# Start of Provided data
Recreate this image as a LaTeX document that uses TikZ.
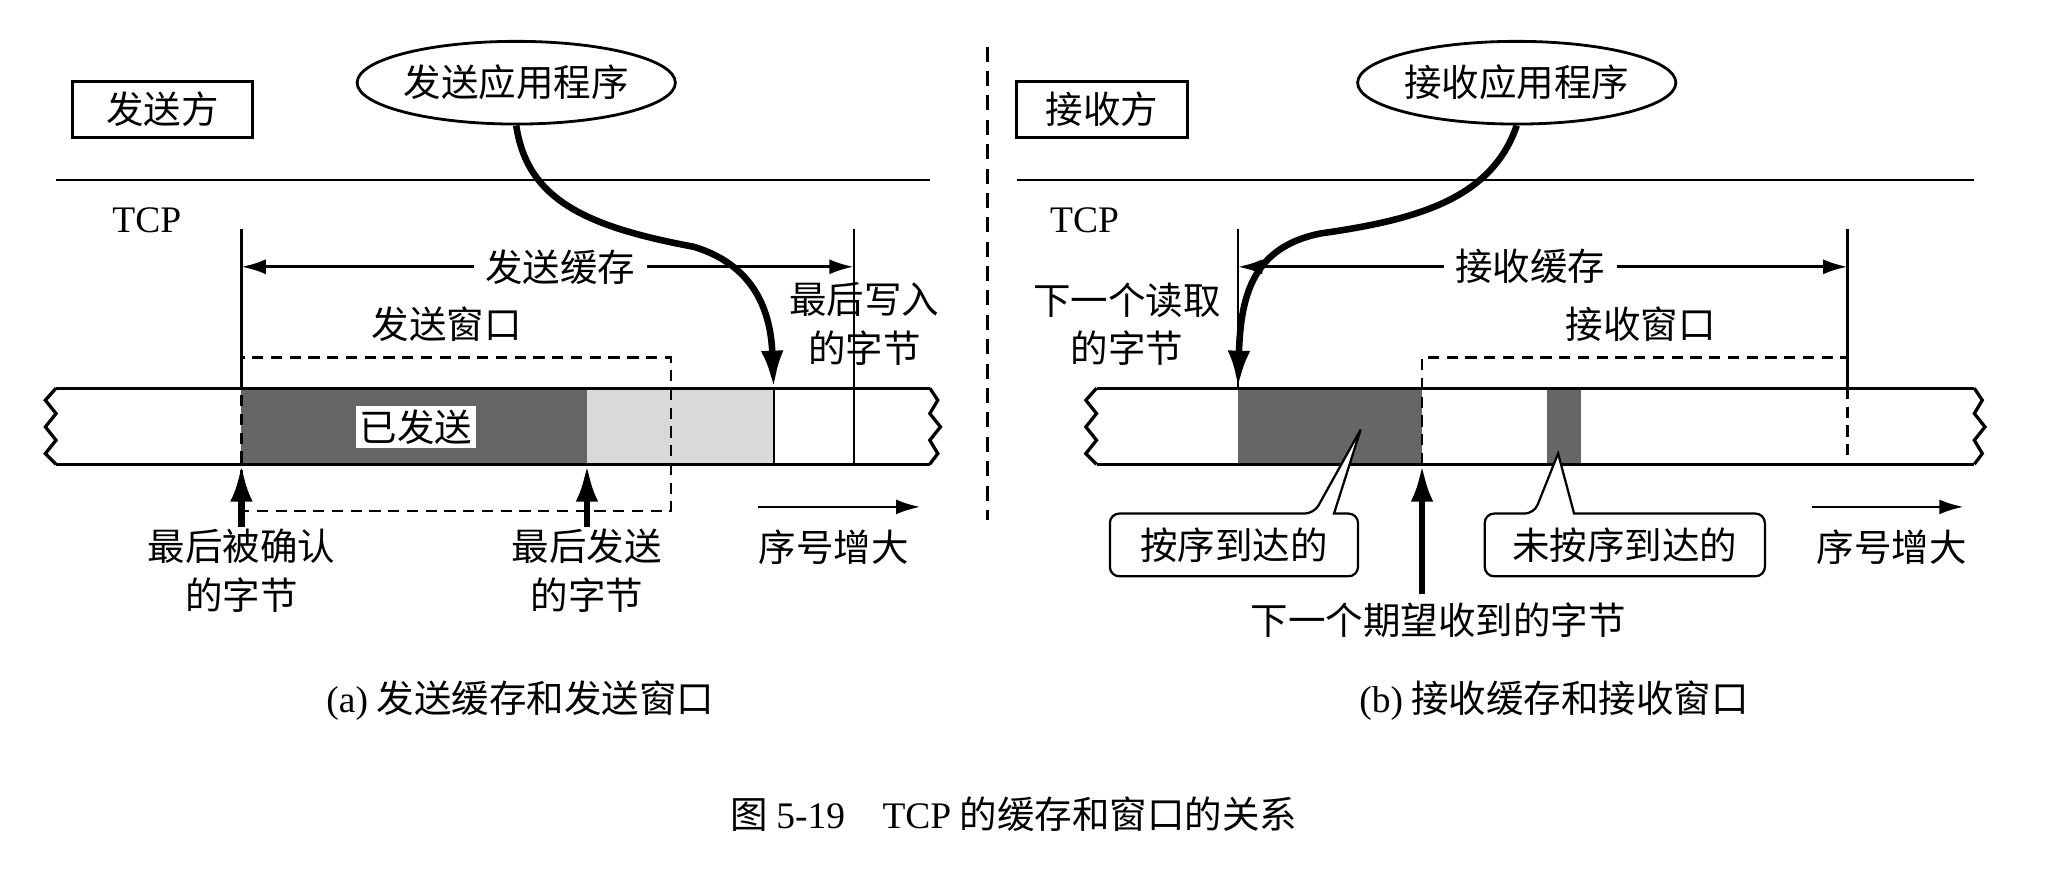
\documentclass[tikz,border=0pt]{standalone}
\usepackage{fontspec}
\setmainfont{Noto Sans CJK SC}
\newfontfamily\lat{Liberation Serif}
\usetikzlibrary{arrows.meta,shapes.geometric}
\begin{document}
\begin{tikzpicture}[x=0.05cm,y=-0.05cm,
  txt/.style={font=\fontsize{40}{52}\selectfont, inner sep=2pt},
  ln/.style={line width=2.4pt},
  arr/.style={line width=3pt,-{Latex[length=26pt,width=16pt]}},
  thick arr/.style={line width=7pt,-{Latex[length=40pt,width=24pt]}},
  dsh/.style={line width=2.4pt,dash pattern=on 12pt off 8pt},
  wave/.style={line width=3.5pt}]
\useasboundingbox (0,0) rectangle (1545,652);
% ===== left =====
\node[txt,draw,line width=3pt,minimum width=135*0.05cm,minimum height=42*0.05cm] (sbox) at (122,82) {发送方};
\node[txt,draw,ellipse,line width=3pt,minimum width=230*0.05cm,minimum height=62*0.05cm,inner sep=0pt] (sapp) at (387,62) {发送应用程序};
\coordinate (l1) at (42,135); \coordinate (l2) at (697,135);
\draw[ln] (l1) -- (l2);
\node[txt] (stcp) at (110,165) {\lat TCP};
\fill[black!60] (181,291) rectangle (440,348);
\fill[black!15] (440,291) rectangle (580,348);
\node[txt,fill=white,inner sep=4pt] (sent) at (312,320) {已发送};
\coordinate (sa) at (42,291); \coordinate (sb) at (697,291);
\coordinate (sc) at (42,348); \coordinate (sd) at (697,348);
\draw[wave] (sa) -- (sb); \draw[wave] (sc) -- (sd);
\draw[wave] (sa) -- (34,300) -- (42,310) -- (34,320) -- (42,330) -- (34,340) -- (sc);
\draw[wave] (sb) -- (703,300) -- (697,310) -- (705,320) -- (697,330) -- (703,340) -- (sd);
\draw[ln] (580,291) -- (580,348);
\coordinate (t1a) at (181,172); \coordinate (t1b) at (181,291);
\coordinate (t2a) at (640,172); \coordinate (t2b) at (640,348);
\draw[ln] (t1a) -- (t1b); \draw[ln] (t2a) -- (t2b);
\node[txt,inner xsep=12pt] (sbuf) at (420,200) {发送缓存};
\draw[arr] (sbuf.west) -- (181,200);
\draw[arr] (sbuf.east) -- (640,200);
\node[txt] (swin) at (335,243) {发送窗口};
\draw[dsh] (181,268) rectangle (503,383);
\coordinate (sw) at (580,291);
\draw[thick arr] (sapp.south) .. controls (395,150) and (440,170) .. (520,185) .. controls (570,200) and (578,240) .. (sw);
\node[txt,align=center] (slast) at (648,243) {最后写入\\的字节};
\node[txt,align=center] (sack) at (181,428) {最后被确认\\的字节};
\node[txt,align=center] (ssnd) at (440,428) {最后发送\\的字节};
\draw[thick arr] (181,395) -- (181,348);
\draw[thick arr] (440,395) -- (440,348);
\node[txt] (sseq) at (625,410) {序号增大};
\coordinate (sq1) at (568,380); \coordinate (sq2) at (690,380);
\draw[arr] (sq1) -- (sq2);
\node[txt] (capa) at (390,525) {{\lat (a)} 发送缓存和发送窗口};
% divider
\coordinate (d1) at (740,35); \coordinate (d2) at (740,390);
\draw[line width=3.5pt,dash pattern=on 16pt off 10pt] (d1) -- (d2);
% ===== right =====
\node[txt,draw,line width=3pt,minimum width=128*0.05cm,minimum height=42*0.05cm] (rbox) at (826,82) {接收方};
\node[txt,draw,ellipse,line width=3pt,minimum width=230*0.05cm,minimum height=62*0.05cm,inner sep=0pt] (rapp) at (1137,62) {接收应用程序};
\coordinate (r1) at (762,135); \coordinate (r2) at (1480,135);
\draw[ln] (r1) -- (r2);
\node[txt] (rtcp) at (813,165) {\lat TCP};
\fill[black!60] (928,291) rectangle (1066,348);
\fill[black!60] (1160,291) rectangle (1185,348);
\coordinate (ra) at (822,291); \coordinate (rb) at (1480,291);
\coordinate (rc) at (822,348); \coordinate (rd) at (1480,348);
\draw[wave] (ra) -- (rb); \draw[wave] (rc) -- (rd);
\draw[wave] (ra) -- (814,300) -- (822,310) -- (814,320) -- (822,330) -- (814,340) -- (rc);
\draw[wave] (rb) -- (1486,300) -- (1480,310) -- (1488,320) -- (1480,330) -- (1486,340) -- (rd);
\coordinate (u1a) at (928,172); \coordinate (u1b) at (928,291);
\coordinate (u2a) at (1385,172); \coordinate (u2b) at (1385,291);
\draw[ln] (u1a) -- (u1b); \draw[ln] (u2a) -- (u2b);
\node[txt,inner xsep=12pt] (rbuf) at (1147,200) {接收缓存};
\draw[arr] (rbuf.west) -- (928,200);
\draw[arr] (rbuf.east) -- (1385,200);
\node[txt,align=center] (rread) at (845,243) {下一个读取\\的字节};
\node[txt] (rwin) at (1230,243) {接收窗口};
\draw[dsh] (1066,348) -- (1066,268) -- (1385,268) -- (1385,348);
\coordinate (rw) at (928,291);
\draw[thick arr] (rapp.south) .. controls (1118,150) and (1060,165) .. (990,175) .. controls (940,185) and (930,220) .. (rw);
% callouts
\draw[line width=2.4pt,rounded corners=10pt,fill=white] (832,385) -- (985,385) [sharp corners]-- (1020,322) -- (1000,385) [rounded corners=10pt]-- (1018,385) -- (1018,432) -- (832,432) -- cycle;
\node[txt] (inord) at (925,409) {按序到达的};
\draw[line width=2.4pt,rounded corners=10pt,fill=white] (1113,385) -- (1150,385) [sharp corners]-- (1168,340) -- (1180,385) [rounded corners=10pt]-- (1323,385) -- (1323,432) -- (1113,432) -- cycle;
\node[txt] (outord) at (1218,409) {未按序到达的};
\node[txt] (rexp) at (1078,465) {下一个期望收到的字节};
\draw[thick arr] (1066,445) -- (1066,348);
\node[txt] (rseq) at (1418,410) {序号增大};
\coordinate (rq1) at (1358,380); \coordinate (rq2) at (1472,380);
\draw[arr] (rq1) -- (rq2);
\node[txt] (capb) at (1165,525) {{\lat (b)} 接收缓存和接收窗口};
\node[txt] (cap) at (760,610) {图 {\lat 5-19}\quad {\lat TCP} 的缓存和窗口的关系};
\end{tikzpicture}
\end{document}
# End of Provided data
Written task: Reproduce each line exactly, please, except for any pictures.

Task solution:
Recreate this image as a LaTeX document that uses TikZ.
\documentclass[tikz,border=0pt]{standalone}
\usepackage{fontspec}
\setmainfont{Noto Sans CJK SC}
\newfontfamily\lat{Liberation Serif}
\usetikzlibrary{arrows.meta,shapes.geometric}
\begin{document}
\begin{tikzpicture}[x=0.05cm,y=-0.05cm,
  txt/.style={font=\fontsize{40}{52}\selectfont, inner sep=2pt},
  ln/.style={line width=2.4pt},
  arr/.style={line width=3pt,-{Latex[length=26pt,width=16pt]}},
  thick arr/.style={line width=7pt,-{Latex[length=40pt,width=24pt]}},
  dsh/.style={line width=2.4pt,dash pattern=on 12pt off 8pt},
  wave/.style={line width=3.5pt}]
\useasboundingbox (0,0) rectangle (1545,652);
% ===== left =====
\node[txt,draw,line width=3pt,minimum width=135*0.05cm,minimum height=42*0.05cm] (sbox) at (122,82) {发送方};
\node[txt,draw,ellipse,line width=3pt,minimum width=230*0.05cm,minimum height=62*0.05cm,inner sep=0pt] (sapp) at (387,62) {发送应用程序};
\coordinate (l1) at (42,135); \coordinate (l2) at (697,135);
\draw[ln] (l1) -- (l2);
\node[txt] (stcp) at (110,165) {\lat TCP};
\fill[black!60] (181,291) rectangle (440,348);
\fill[black!15] (440,291) rectangle (580,348);
\node[txt,fill=white,inner sep=4pt] (sent) at (312,320) {已发送};
\coordinate (sa) at (42,291); \coordinate (sb) at (697,291);
\coordinate (sc) at (42,348); \coordinate (sd) at (697,348);
\draw[wave] (sa) -- (sb); \draw[wave] (sc) -- (sd);
\draw[wave] (sa) -- (34,300) -- (42,310) -- (34,320) -- (42,330) -- (34,340) -- (sc);
\draw[wave] (sb) -- (703,300) -- (697,310) -- (705,320) -- (697,330) -- (703,340) -- (sd);
\draw[ln] (580,291) -- (580,348);
\coordinate (t1a) at (181,172); \coordinate (t1b) at (181,291);
\coordinate (t2a) at (640,172); \coordinate (t2b) at (640,348);
\draw[ln] (t1a) -- (t1b); \draw[ln] (t2a) -- (t2b);
\node[txt,inner xsep=12pt] (sbuf) at (420,200) {发送缓存};
\draw[arr] (sbuf.west) -- (181,200);
\draw[arr] (sbuf.east) -- (640,200);
\node[txt] (swin) at (335,243) {发送窗口};
\draw[dsh] (181,268) rectangle (503,383);
\coordinate (sw) at (580,291);
\draw[thick arr] (sapp.south) .. controls (395,150) and (440,170) .. (520,185) .. controls (570,200) and (578,240) .. (sw);
\node[txt,align=center] (slast) at (648,243) {最后写入\\的字节};
\node[txt,align=center] (sack) at (181,428) {最后被确认\\的字节};
\node[txt,align=center] (ssnd) at (440,428) {最后发送\\的字节};
\draw[thick arr] (181,395) -- (181,348);
\draw[thick arr] (440,395) -- (440,348);
\node[txt] (sseq) at (625,410) {序号增大};
\coordinate (sq1) at (568,380); \coordinate (sq2) at (690,380);
\draw[arr] (sq1) -- (sq2);
\node[txt] (capa) at (390,525) {{\lat (a)} 发送缓存和发送窗口};
% divider
\coordinate (d1) at (740,35); \coordinate (d2) at (740,390);
\draw[line width=3.5pt,dash pattern=on 16pt off 10pt] (d1) -- (d2);
% ===== right =====
\node[txt,draw,line width=3pt,minimum width=128*0.05cm,minimum height=42*0.05cm] (rbox) at (826,82) {接收方};
\node[txt,draw,ellipse,line width=3pt,minimum width=230*0.05cm,minimum height=62*0.05cm,inner sep=0pt] (rapp) at (1137,62) {接收应用程序};
\coordinate (r1) at (762,135); \coordinate (r2) at (1480,135);
\draw[ln] (r1) -- (r2);
\node[txt] (rtcp) at (813,165) {\lat TCP};
\fill[black!60] (928,291) rectangle (1066,348);
\fill[black!60] (1160,291) rectangle (1185,348);
\coordinate (ra) at (822,291); \coordinate (rb) at (1480,291);
\coordinate (rc) at (822,348); \coordinate (rd) at (1480,348);
\draw[wave] (ra) -- (rb); \draw[wave] (rc) -- (rd);
\draw[wave] (ra) -- (814,300) -- (822,310) -- (814,320) -- (822,330) -- (814,340) -- (rc);
\draw[wave] (rb) -- (1486,300) -- (1480,310) -- (1488,320) -- (1480,330) -- (1486,340) -- (rd);
\coordinate (u1a) at (928,172); \coordinate (u1b) at (928,291);
\coordinate (u2a) at (1385,172); \coordinate (u2b) at (1385,291);
\draw[ln] (u1a) -- (u1b); \draw[ln] (u2a) -- (u2b);
\node[txt,inner xsep=12pt] (rbuf) at (1147,200) {接收缓存};
\draw[arr] (rbuf.west) -- (928,200);
\draw[arr] (rbuf.east) -- (1385,200);
\node[txt,align=center] (rread) at (845,243) {下一个读取\\的字节};
\node[txt] (rwin) at (1230,243) {接收窗口};
\draw[dsh] (1066,348) -- (1066,268) -- (1385,268) -- (1385,348);
\coordinate (rw) at (928,291);
\draw[thick arr] (rapp.south) .. controls (1118,150) and (1060,165) .. (990,175) .. controls (940,185) and (930,220) .. (rw);
% callouts
\draw[line width=2.4pt,rounded corners=10pt,fill=white] (832,385) -- (985,385) [sharp corners]-- (1020,322) -- (1000,385) [rounded corners=10pt]-- (1018,385) -- (1018,432) -- (832,432) -- cycle;
\node[txt] (inord) at (925,409) {按序到达的};
\draw[line width=2.4pt,rounded corners=10pt,fill=white] (1113,385) -- (1150,385) [sharp corners]-- (1168,340) -- (1180,385) [rounded corners=10pt]-- (1323,385) -- (1323,432) -- (1113,432) -- cycle;
\node[txt] (outord) at (1218,409) {未按序到达的};
\node[txt] (rexp) at (1078,465) {下一个期望收到的字节};
\draw[thick arr] (1066,445) -- (1066,348);
\node[txt] (rseq) at (1418,410) {序号增大};
\coordinate (rq1) at (1358,380); \coordinate (rq2) at (1472,380);
\draw[arr] (rq1) -- (rq2);
\node[txt] (capb) at (1165,525) {{\lat (b)} 接收缓存和接收窗口};
\node[txt] (cap) at (760,610) {图 {\lat 5-19}\quad {\lat TCP} 的缓存和窗口的关系};
\end{tikzpicture}
\end{document}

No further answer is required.